February 22, 2011 9:52 AM
John Keker, Representing Embattled Plaintiffs Lawyer Steven Donziger, Hints He May Seek Recusal of Judge Kaplan
Posted by Michael D. Goldhaber
From The Am Law Litigation Daily
On Friday, four days after an Ecuadorian court hit Chevron with a multibillion dollar judgment for despoiling the Lago Agrio region, the parties appeared before Manhattan federal district court judge Lewis Kaplan for a hearing on Chevron's request for a preliminary injunction. In a surprise appearance, white-collar defense lawyer John Keker showed up as counsel for embattled plaintiffs lawyer Steven Donziger.
Donziger is fighting a RICO suit filed by Chevron that casts him as the ringleader of a plaintiffs' team that, among other things, ghostwrote the report of a supposedly independent court-appointed expert in Ecuador. He's also fighting Chevron's efforts to keep the plaintiffs from enforcing their judgment. On Feb. 8, before the $8 billion judgment was issued, Judge Kaplan issued a 14-day temporary restraining order barring the Ecuadorian plaintiffs and their lawyers from advancing enforcement of an Ecuadorian award. On Monday, Judge Kaplan extended the TRO to March 8.
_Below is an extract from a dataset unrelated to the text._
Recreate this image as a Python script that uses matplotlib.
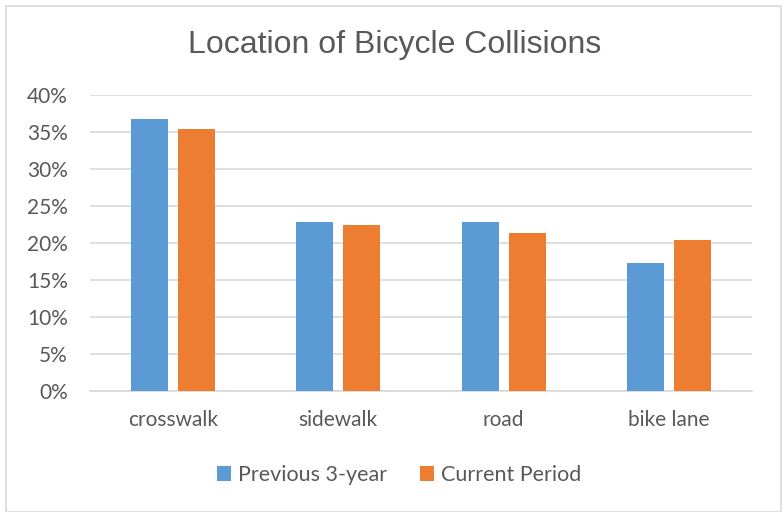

Keker--who told the court that he had just been retained by Donziger 24 hours earlier--asked the court for an adjournment. After Kaplan denied that request, Keker objected for the record that the judge wasn't giving Donziger sufficient time to oppose the preliminary injunction. Keker also disputed the availability of injunctive relief in private RICO actions, and asserted that the case raised serious issues of extraterritoriality.
The San Francisco lawyer appeared to provoke Kaplan when he remarked to the judge that "you have expressed your views" on the case. The judge shot back: "I take issue with that." (The lawyer then clarified that he was speaking only of "aspects of the case.") Near the end of his appearance, Keker told the court he planned to look into "issues of assignment and recusal." Keker could not be reached later to discuss this comment.
Two former executive directors of the New York Civil Liberties Union, Steven Hyman and Norman Siegel, made their first appearances on behalf of the Lago Agrio plaintiffs. Hyman stressed that the court lacked jurisdiction over the Ecuadorians. Siegel emphasized that the court should abstain on the basis of comity, and that Chevron is asking Kaplan to sit as an appeals court. The judge responded that he need not examine the merits if the crux of Chevron’s argument is that Ecuador’s legal system failed to provide due process.
Kaplan asked if he should blindly defer to a system that even plaintiffs' lawyer Donziger decried on camera, in the discovered outtakes of the documentary Crude, as corrupt and susceptible to intimidation. "I’m supposed to ignore all that?" asked the judge. Siegel replied that all people, including lawyers, are prone to embellishment when speaking passionately in the public square.
Arguing for Chevron, Randy Mastro of Gibson, Dunn & Crutcher cited precedents for injunctive relief in private RICO actions, and to prevent vexatious litigation overseas. Mastro claimed that the plaintiffs planned to ignore Judge Kaplan’s orders, and go overseas to enforce the judgment.
Judge Kaplan deferred ruling on the preliminary injunction and asked the parties to submit affidavits next week on the timing of when the judgment becomes enforceable. Both sides suggested that the judgment--now pegged by Chevron at $18.2 billion including penalties--will become final after the first-level Ecuadorian appeal. Mastro said this step could take days, while Keker said it could take six months.
Perhaps most significantly, the judge asked the parties to consider whether Chevron’s request for a declaration that the judgment is unenforceable should be severed for a prompt trial.